=== Records for this exercise ===

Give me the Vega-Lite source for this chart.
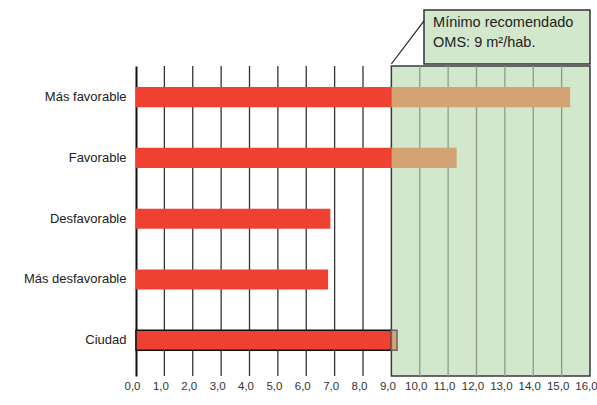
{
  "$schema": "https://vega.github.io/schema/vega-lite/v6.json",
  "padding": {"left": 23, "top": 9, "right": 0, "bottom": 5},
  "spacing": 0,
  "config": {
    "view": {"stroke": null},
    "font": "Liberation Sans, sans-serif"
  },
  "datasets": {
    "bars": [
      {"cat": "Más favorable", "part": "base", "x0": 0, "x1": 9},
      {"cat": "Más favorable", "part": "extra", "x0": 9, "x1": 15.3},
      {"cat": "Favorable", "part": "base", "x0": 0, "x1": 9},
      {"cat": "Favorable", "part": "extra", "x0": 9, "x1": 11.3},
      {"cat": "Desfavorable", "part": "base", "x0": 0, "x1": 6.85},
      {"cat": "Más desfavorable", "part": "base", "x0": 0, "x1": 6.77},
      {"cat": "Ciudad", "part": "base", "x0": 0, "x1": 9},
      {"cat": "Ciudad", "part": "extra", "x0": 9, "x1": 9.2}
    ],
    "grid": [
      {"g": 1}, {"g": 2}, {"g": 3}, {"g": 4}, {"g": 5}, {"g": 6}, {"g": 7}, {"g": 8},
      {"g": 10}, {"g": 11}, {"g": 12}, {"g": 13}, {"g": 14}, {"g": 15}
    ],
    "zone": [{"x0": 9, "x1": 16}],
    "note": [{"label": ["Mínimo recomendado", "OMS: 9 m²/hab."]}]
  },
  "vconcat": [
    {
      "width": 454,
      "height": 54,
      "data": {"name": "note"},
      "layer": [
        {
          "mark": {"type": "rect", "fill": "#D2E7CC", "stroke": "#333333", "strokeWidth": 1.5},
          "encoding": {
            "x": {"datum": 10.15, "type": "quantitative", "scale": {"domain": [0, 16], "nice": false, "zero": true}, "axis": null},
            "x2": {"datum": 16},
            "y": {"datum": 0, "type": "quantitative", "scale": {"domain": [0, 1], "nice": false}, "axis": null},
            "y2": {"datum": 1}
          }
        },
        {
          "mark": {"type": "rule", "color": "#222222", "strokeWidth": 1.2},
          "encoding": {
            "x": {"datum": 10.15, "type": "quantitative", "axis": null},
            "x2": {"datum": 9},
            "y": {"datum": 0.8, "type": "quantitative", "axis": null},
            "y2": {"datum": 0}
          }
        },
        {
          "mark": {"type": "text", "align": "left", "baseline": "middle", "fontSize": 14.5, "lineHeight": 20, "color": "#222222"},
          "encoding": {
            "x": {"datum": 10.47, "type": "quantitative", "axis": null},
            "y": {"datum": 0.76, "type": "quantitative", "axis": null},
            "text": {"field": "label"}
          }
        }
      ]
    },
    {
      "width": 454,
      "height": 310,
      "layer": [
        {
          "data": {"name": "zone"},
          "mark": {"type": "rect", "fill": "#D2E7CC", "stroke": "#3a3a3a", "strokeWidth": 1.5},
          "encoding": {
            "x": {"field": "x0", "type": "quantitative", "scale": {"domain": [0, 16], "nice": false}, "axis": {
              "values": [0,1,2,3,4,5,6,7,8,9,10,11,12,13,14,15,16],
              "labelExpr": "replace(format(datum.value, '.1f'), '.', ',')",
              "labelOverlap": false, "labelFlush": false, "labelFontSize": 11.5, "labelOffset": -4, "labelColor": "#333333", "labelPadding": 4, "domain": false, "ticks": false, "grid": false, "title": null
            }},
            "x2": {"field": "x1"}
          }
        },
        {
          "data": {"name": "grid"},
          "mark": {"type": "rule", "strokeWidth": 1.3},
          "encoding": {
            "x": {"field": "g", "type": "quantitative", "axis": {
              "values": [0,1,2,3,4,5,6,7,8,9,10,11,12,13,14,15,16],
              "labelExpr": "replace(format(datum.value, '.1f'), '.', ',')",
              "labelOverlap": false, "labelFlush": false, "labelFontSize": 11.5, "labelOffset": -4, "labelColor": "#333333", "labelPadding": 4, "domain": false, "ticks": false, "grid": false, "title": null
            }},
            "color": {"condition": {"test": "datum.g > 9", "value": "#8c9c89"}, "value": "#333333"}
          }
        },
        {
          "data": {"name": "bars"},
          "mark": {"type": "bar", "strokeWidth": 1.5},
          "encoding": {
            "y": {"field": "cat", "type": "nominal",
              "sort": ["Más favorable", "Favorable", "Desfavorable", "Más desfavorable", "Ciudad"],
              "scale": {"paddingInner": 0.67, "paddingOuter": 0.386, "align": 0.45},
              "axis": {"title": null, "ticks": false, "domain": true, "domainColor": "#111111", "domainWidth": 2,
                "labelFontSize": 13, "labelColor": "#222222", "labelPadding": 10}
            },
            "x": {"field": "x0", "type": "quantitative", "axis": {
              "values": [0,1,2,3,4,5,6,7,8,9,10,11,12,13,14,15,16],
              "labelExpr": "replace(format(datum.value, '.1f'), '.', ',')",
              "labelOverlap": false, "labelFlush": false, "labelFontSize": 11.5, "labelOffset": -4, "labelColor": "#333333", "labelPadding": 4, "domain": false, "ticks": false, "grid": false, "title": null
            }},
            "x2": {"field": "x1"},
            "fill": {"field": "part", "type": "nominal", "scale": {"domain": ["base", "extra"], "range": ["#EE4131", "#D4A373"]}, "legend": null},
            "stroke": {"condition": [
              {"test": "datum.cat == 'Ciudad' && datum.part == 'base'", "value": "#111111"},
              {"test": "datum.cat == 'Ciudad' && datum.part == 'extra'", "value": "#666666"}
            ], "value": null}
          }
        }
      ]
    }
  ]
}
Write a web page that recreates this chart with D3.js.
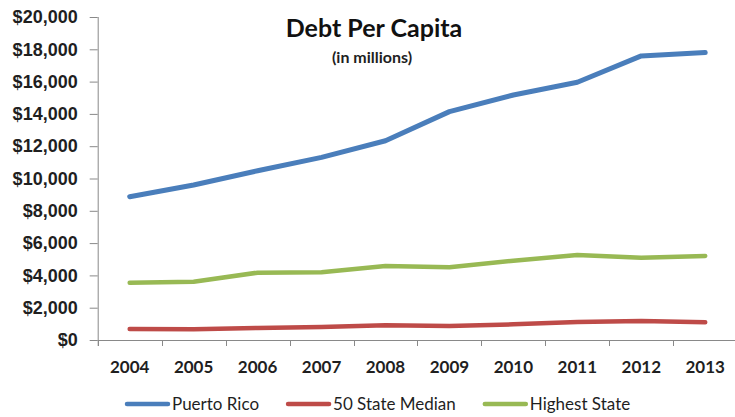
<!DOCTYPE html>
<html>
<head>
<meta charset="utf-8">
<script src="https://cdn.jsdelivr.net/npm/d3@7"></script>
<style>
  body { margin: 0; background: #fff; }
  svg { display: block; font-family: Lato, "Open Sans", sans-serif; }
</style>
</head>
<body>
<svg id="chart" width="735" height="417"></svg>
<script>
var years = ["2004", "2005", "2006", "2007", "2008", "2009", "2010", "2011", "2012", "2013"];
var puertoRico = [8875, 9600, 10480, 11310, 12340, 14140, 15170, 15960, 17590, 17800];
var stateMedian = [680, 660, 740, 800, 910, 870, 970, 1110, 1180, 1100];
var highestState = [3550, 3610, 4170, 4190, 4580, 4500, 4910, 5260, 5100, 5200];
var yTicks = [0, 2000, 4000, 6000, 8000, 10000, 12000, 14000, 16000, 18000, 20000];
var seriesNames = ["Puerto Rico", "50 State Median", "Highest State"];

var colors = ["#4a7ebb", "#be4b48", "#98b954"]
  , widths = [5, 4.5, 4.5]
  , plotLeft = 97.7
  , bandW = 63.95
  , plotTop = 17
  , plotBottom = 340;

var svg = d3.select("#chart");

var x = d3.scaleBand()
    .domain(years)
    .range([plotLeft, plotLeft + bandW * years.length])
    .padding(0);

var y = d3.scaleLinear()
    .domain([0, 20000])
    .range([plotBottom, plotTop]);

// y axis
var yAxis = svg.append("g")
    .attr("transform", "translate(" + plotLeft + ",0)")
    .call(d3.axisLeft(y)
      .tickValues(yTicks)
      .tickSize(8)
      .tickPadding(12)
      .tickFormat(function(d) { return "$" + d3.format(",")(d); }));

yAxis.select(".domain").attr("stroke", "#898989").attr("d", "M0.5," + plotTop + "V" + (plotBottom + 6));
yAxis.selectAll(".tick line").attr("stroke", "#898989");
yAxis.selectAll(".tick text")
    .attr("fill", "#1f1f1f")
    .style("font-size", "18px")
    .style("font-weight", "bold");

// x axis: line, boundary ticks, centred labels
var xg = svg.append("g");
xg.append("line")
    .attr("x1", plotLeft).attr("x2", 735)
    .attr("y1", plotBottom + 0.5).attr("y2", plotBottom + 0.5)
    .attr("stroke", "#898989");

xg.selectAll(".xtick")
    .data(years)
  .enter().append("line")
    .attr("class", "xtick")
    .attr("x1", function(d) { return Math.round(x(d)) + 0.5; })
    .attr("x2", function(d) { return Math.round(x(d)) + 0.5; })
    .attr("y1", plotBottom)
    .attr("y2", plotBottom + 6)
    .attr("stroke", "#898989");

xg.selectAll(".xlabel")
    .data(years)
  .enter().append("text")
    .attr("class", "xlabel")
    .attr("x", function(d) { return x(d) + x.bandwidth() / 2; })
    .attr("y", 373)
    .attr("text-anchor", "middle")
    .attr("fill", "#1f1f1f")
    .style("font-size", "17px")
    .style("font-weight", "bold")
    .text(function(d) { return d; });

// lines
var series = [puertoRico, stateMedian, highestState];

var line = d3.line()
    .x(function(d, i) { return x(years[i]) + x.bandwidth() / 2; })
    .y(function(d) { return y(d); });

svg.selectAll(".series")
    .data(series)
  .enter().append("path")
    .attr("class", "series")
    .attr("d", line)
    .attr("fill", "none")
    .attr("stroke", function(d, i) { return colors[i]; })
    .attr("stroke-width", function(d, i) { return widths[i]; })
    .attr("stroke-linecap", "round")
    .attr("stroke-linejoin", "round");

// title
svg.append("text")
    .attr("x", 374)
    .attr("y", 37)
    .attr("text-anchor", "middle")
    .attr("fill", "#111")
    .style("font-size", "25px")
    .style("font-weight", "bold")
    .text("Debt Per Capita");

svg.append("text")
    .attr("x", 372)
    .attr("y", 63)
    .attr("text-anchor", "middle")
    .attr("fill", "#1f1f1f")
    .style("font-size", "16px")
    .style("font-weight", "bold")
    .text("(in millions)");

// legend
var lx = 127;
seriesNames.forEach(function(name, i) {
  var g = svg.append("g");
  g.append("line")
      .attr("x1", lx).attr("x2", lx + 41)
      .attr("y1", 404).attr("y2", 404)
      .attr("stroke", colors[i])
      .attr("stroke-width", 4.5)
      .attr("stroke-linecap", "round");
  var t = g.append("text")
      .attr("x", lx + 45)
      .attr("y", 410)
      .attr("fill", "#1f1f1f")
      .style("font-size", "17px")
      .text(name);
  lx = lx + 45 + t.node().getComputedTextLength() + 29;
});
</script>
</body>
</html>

=== The problem ===
Copy each line that contains the word "chart".

=== Worked answer ===
Give me the Vega-Lite source for this chart.
Write a web page that recreates this chart with D3.js.
<svg id="chart" width="735" height="417"></svg>
var svg = d3.select("#chart");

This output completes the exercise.